Entries with chart source code:
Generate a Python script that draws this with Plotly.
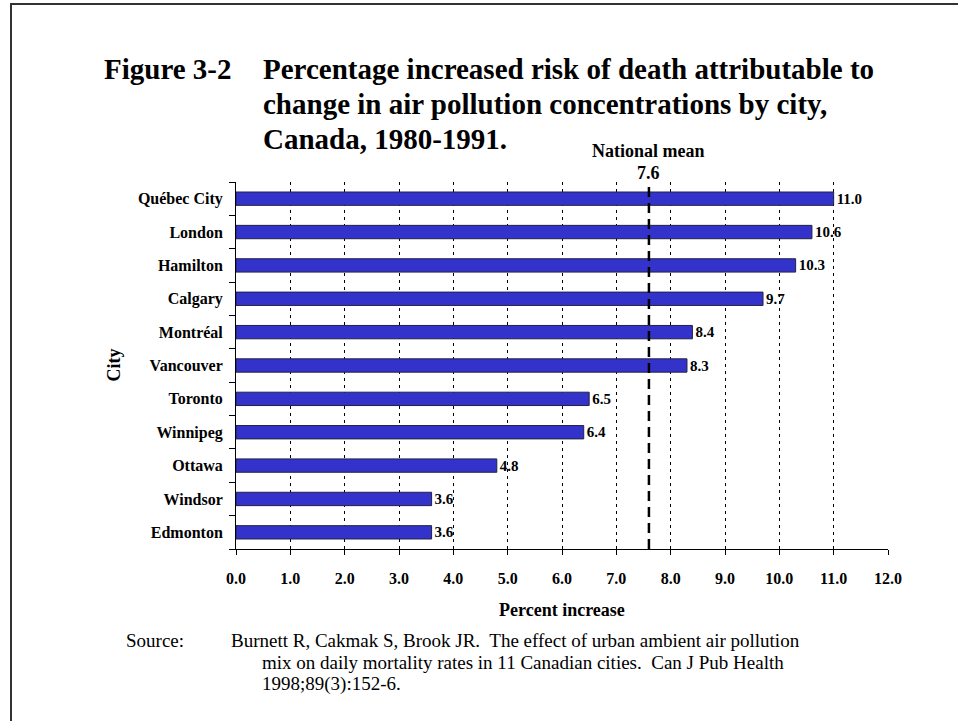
import plotly.graph_objects as go

cities = ["Québec City", "London", "Hamilton", "Calgary", "Montréal", "Vancouver",
          "Toronto", "Winnipeg", "Ottawa", "Windsor", "Edmonton"]
pct_increase = [11.0, 10.6, 10.3, 9.7, 8.4, 8.3, 6.5, 6.4, 4.8, 3.6, 3.6]
national_mean = 7.6
x_ticks = list(range(0, 13))
x_tick_labels = [f"{v:.1f}" for v in x_ticks]

title_tag = "Figure 3-2"
title_lines = ["Percentage increased risk of death attributable to",
               "change in air pollution concentrations by city,",
               "Canada, 1980-1991."]
source_lines = ["Source:",
                "Burnett R, Cakmak S, Brook JR.  The effect of urban ambient air pollution",
                "mix on daily mortality rates in 11 Canadian cities.  Can J Pub Health",
                "1998;89(3):152-6."]

W, H = 958, 721
L, R, T, B = 236, 70, 182, 172
PW, PH = W - L - R, H - T - B


def px(xp):
    return (xp - L) / PW


def py(yp):
    return (H - B - yp) / PH


SERIF = "Liberation Serif, Times New Roman, serif"

fig = go.Figure()
fig.add_trace(go.Bar(
    y=cities, x=pct_increase, orientation="h", width=0.4,
    marker=dict(color="#3333CC", line=dict(color="#222244", width=1)),
    text=[f"{v:.1f}" for v in pct_increase], textposition="outside",
    textfont=dict(family=SERIF, size=15, color="black"),
    texttemplate="<b>%{text}</b>", cliponaxis=False, constraintext="none",
    hoverinfo="skip",
))

fig.update_layout(
    width=W, height=H, autosize=False,
    margin=dict(l=L, r=R, t=T, b=B),
    paper_bgcolor="white", plot_bgcolor="white",
    showlegend=False,
    font=dict(family=SERIF, color="black"),
    xaxis=dict(range=[0, 12], tickvals=x_ticks,
               ticktext=[f"<b>{t}</b>" for t in x_tick_labels],
               ticks="outside", ticklen=5, tickcolor="black",
               showline=True, linecolor="black", linewidth=1,
               showgrid=True, gridcolor="black", griddash="3px,4px", gridwidth=1,
               zeroline=False, tickfont=dict(family=SERIF, size=16),
               ticklabelstandoff=10),
    yaxis=dict(categoryorder="array", categoryarray=cities,
               autorange="reversed",
               tickson="boundaries", ticks="outside", ticklen=6, tickcolor="black",
               showline=True, linecolor="black", linewidth=1,
               showgrid=False, zeroline=False,
               tickmode="array", tickvals=cities,
               ticktext=[f"<b>{c}</b>" for c in cities],
               tickfont=dict(family=SERIF, size=16), ticklabelstandoff=9),
)

# national mean line
fig.add_shape(type="line", xref="x", yref="paper", x0=national_mean, x1=national_mean,
              y0=0, y1=1, line=dict(color="black", width=2.5, dash="10px,6px"))
fig.add_annotation(x=national_mean, xref="x", y=py(173), yref="paper",
                   text=f"<b>{national_mean:.1f}</b>", showarrow=False,
                   font=dict(family=SERIF, size=18), xanchor="center", yanchor="middle")
fig.add_annotation(x=national_mean, xref="x", y=py(151), yref="paper",
                   text="<b>National mean</b>", showarrow=False,
                   font=dict(family=SERIF, size=18), xanchor="center", yanchor="middle")

# frame
fig.add_shape(type="rect", xref="paper", yref="paper",
              x0=px(11), x1=px(W + 300), y0=py(4), y1=py(H + 300),
              line=dict(color="#333333", width=2), fillcolor="rgba(0,0,0,0)", layer="above")

# title
fig.add_annotation(x=px(102), y=py(69), xref="paper", yref="paper",
                   text=f"<b>{title_tag}</b>", showarrow=False,
                   font=dict(family=SERIF, size=29), xanchor="left", yanchor="middle")
for i, line in enumerate(title_lines):
    fig.add_annotation(x=px(261), y=py(69 + 35 * i), xref="paper", yref="paper",
                       text=f"<b>{line}</b>", showarrow=False,
                       font=dict(family=SERIF, size=29), xanchor="left", yanchor="middle")

# axis titles
fig.add_annotation(x=px(113), y=0.5, xref="paper", yref="paper", text="<b>City</b>",
                   textangle=-90, showarrow=False, font=dict(family=SERIF, size=18),
                   xanchor="center", yanchor="middle")
fig.add_annotation(x=0.5, y=py(610), xref="paper", yref="paper",
                   text="<b>Percent increase</b>", showarrow=False,
                   font=dict(family=SERIF, size=18), xanchor="center", yanchor="middle")

# source
fig.add_annotation(x=px(124), y=py(640), xref="paper", yref="paper", text=source_lines[0],
                   showarrow=False, font=dict(family=SERIF, size=19),
                   xanchor="left", yanchor="middle")
for i, line in enumerate(source_lines[1:]):
    xp = 229 if i == 0 else 260
    fig.add_annotation(x=px(xp), y=py(640 + 22 * i), xref="paper", yref="paper", text=line,
                       showarrow=False, font=dict(family=SERIF, size=19),
                       xanchor="left", yanchor="middle")

fig.write_html("out.html", config={"displayModeBar": False},
               post_script="document.body.style.margin='0';")
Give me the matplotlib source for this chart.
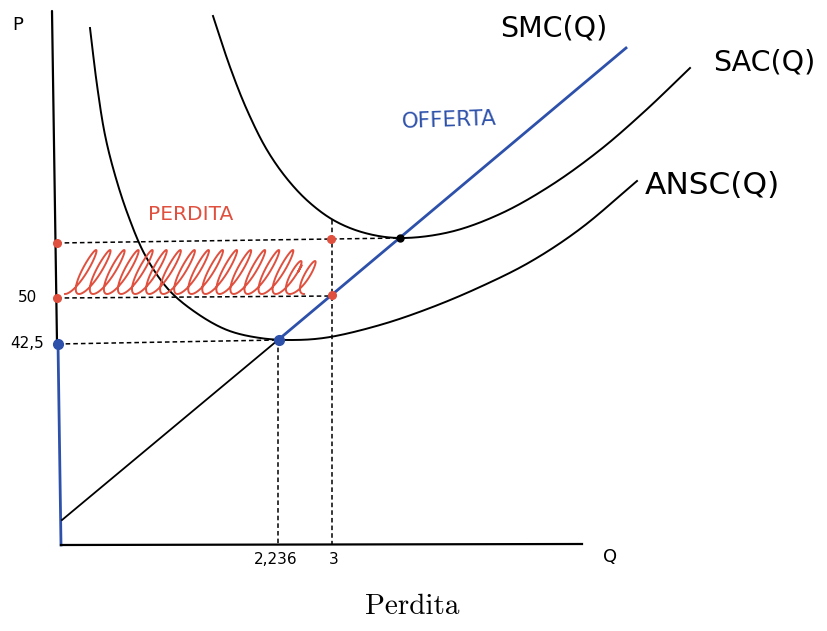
import numpy as np
import matplotlib
matplotlib.use("Agg")
import matplotlib.pyplot as plt

# ---- data (sketch units: Q horizontally, P vertically) ----
ansc_q = [0.30, 0.37, 0.45, 0.55, 0.68, 0.85, 1.08, 1.35, 1.67, 2.00, 2.33, 2.67, 3.20, 3.70, 4.20, 4.70, 5.20, 5.77]
ansc_p = [103.0, 91.6, 81.6, 73.6, 65.6, 57.6, 50.8, 46.2, 42.6, 41.0, 40.6, 41.1, 43.6, 47.0, 51.2, 56.2, 62.8, 72.4]

sac_q = [1.53, 1.70, 1.87, 2.07, 2.28, 2.50, 2.75, 3.05, 3.40, 3.90, 4.40, 4.90, 5.40, 5.85, 6.30]
sac_p = [105.4, 95.2, 86.6, 78.6, 72.6, 68.0, 64.4, 62.0, 61.0, 62.2, 65.8, 71.4, 78.6, 86.4, 95.0]

smc_q = [0.02, 2.18, 5.66]          # start, shutdown point, end
smc_p = [4.6, 40.6, 99.0]

# special points
q_min_ansc, p_min_ansc = 2.18, 40.6   # shutdown point
q_min_sac, p_min_sac = 3.40, 61.0     # break-even point
q_star = 2.72                          # produced quantity

y_tick_pos = [49.0, 39.8]
y_tick_labels = ["50", "42,5"]
x_tick_pos = [2.16, 2.74]
x_tick_labels = ["2,236", "3"]

BLUE = "#2d50aa"
RED = "#e0503f"


def smooth(xs, ys, n=30):
    """Centripetal Catmull-Rom curve through the read points."""
    P = np.column_stack([xs, ys]).astype(float)
    P = np.vstack([2 * P[0] - P[1], P, 2 * P[-1] - P[-2]])
    S = P * np.array([100.0, 5.0])
    out = []
    for i in range(1, len(P) - 2):
        p0, p1, p2, p3 = S[i - 1], S[i], S[i + 1], S[i + 2]
        t0 = 0.0
        t1 = t0 + np.linalg.norm(p1 - p0) ** 0.5
        t2 = t1 + np.linalg.norm(p2 - p1) ** 0.5
        t3 = t2 + np.linalg.norm(p3 - p2) ** 0.5
        t = np.linspace(t1, t2, n)[:, None]
        a1 = (t1 - t) / (t1 - t0) * p0 + (t - t0) / (t1 - t0) * p1
        a2 = (t2 - t) / (t2 - t1) * p1 + (t - t1) / (t2 - t1) * p2
        a3 = (t3 - t) / (t3 - t2) * p2 + (t - t2) / (t3 - t2) * p3
        b1 = (t2 - t) / (t2 - t0) * a1 + (t - t0) / (t2 - t0) * a2
        b2 = (t3 - t) / (t3 - t1) * a2 + (t - t1) / (t3 - t1) * a3
        c = (t2 - t) / (t2 - t1) * b1 + (t - t1) / (t2 - t1) * b2
        out.append(c if i == 1 else c[1:])
    C = np.vstack(out) / np.array([100.0, 5.0])
    return C[:, 0], C[:, 1]


fig = plt.figure(figsize=(8.27, 6.31), dpi=100)
ax = fig.add_axes([0, 0, 1, 1])
ax.set_xlim(-0.6, 7.67)
ax.set_ylim(-17.6, 108.6)
ax.axis("off")

# axes (hand drawn)
ax.plot([-0.08, -0.03], [106.4, 40.0], color="black", lw=1.6, solid_capstyle="round")
ax.plot([-0.02, 0.01], [40.0, -0.4], color=BLUE, lw=2.0)
ax.plot([0.01, 5.22], [-0.4, -0.2], color="black", lw=1.6)

# dashed guides
dash = dict(color="black", lw=1.1, ls=(0, (3, 2)))
ax.plot([-0.03, q_min_sac], [60.0, p_min_sac], **dash)
ax.plot([-0.03, q_star], [49.0, 49.4], **dash)
ax.plot([-0.02, q_min_ansc], [39.8, p_min_ansc], **dash)
ax.plot([q_min_ansc, q_min_ansc], [p_min_ansc, -0.3], **dash)
ax.plot([q_star, q_star], [64.6, -0.3], **dash)

# curves
ax.plot(*smooth(ansc_q, ansc_p), color="black", lw=1.4)
ax.plot(*smooth(sac_q, sac_p), color="black", lw=1.4)
ax.plot(smc_q[:2], smc_p[:2], color="black", lw=1.3)
ax.plot(smc_q[1:], smc_p[1:], color=BLUE, lw=2.0)

# scribbled loss area (decoration inside the loss rectangle)
x0, x1 = 0.05, 2.68
yb, yt = 49.8, 58.6
n_loops = 17
slant = 0.24
step = (x1 - x0 - slant) / n_loops
t = np.linspace(0, 2 * np.pi * n_loops, 5000)
u = t / (2 * np.pi * n_loops)
frac = (1 - np.cos(t)) / 2
shrink = np.where(u > 0.90, 0.75, 1.0)
adv = step * (1.5 * t + 2 * np.sin(t) + 0.25 * np.sin(2 * t)) / (3 * np.pi)
yy = yb + (yt - yb) * frac * shrink
xx = x0 + adv + slant * frac * shrink + 0.035 * np.sin(t)
ax.plot(xx, yy, color=RED, lw=1.4)

# dots
ax.plot([-0.03, -0.03, 2.71, 2.72], [60.0, 49.0, 60.8, 49.6], "o", color=RED, ms=5.5, zorder=5)
ax.plot([-0.02, q_min_ansc + 0.01], [39.8, p_min_ansc], "o", color=BLUE, ms=7, zorder=5)
ax.plot([q_min_sac], [p_min_sac], "o", color="black", ms=5, zorder=5)

# tick labels
for p, lab in zip(y_tick_pos, y_tick_labels):
    ax.text(-0.33, p, lab, ha="center", va="center", fontsize=11, family="DejaVu Sans")
for q, lab in zip(x_tick_pos, x_tick_labels):
    ax.text(q, -3.4, lab, ha="center", va="center", fontsize=11, family="DejaVu Sans")

# axis names
ax.text(-0.42, 103.6, "P", ha="center", va="center", fontsize=13)
ax.text(5.50, -2.8, "Q", ha="center", va="center", fontsize=13)

# curve labels
ax.text(4.40, 103.0, "SMC(Q)", ha="left", va="center", fontsize=20.5)
ax.text(6.53, 96.2, "SAC(Q)", ha="left", va="center", fontsize=20.5)
ax.text(5.85, 71.6, "ANSC(Q)", ha="left", va="center", fontsize=22.5)
ax.text(3.41, 84.6, "OFFERTA", ha="left", va="center", fontsize=15.5, color=BLUE, rotation=2)
ax.text(0.88, 65.6, "PERDITA", ha="left", va="center", fontsize=14.5, color=RED)

# caption
ax.text(3.52, -12.8, "Perdita", ha="center", va="center", fontsize=21, family="cmr10")

fig.savefig("out.png", dpi=100)
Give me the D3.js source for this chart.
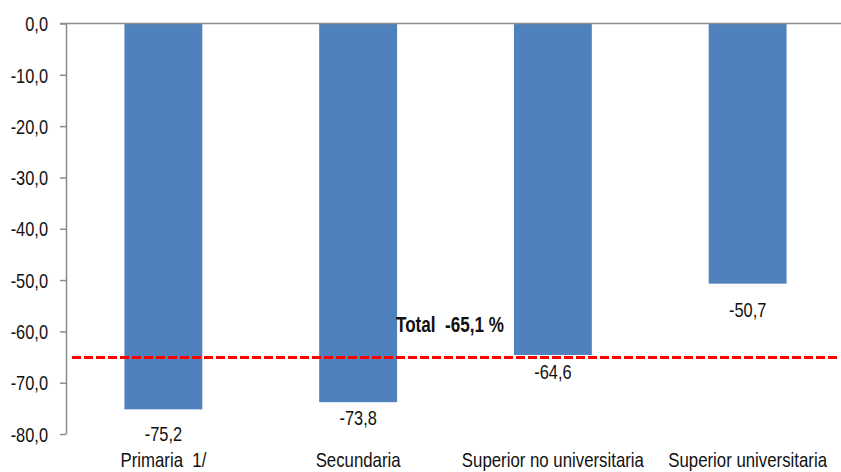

__Task instructions__.
Take every line from the data above that holds "matplotlib" and copy it out.

__Final result__.
Give me the matplotlib source for this chart.
import matplotlib
matplotlib.use("Agg")
import matplotlib.pyplot as plt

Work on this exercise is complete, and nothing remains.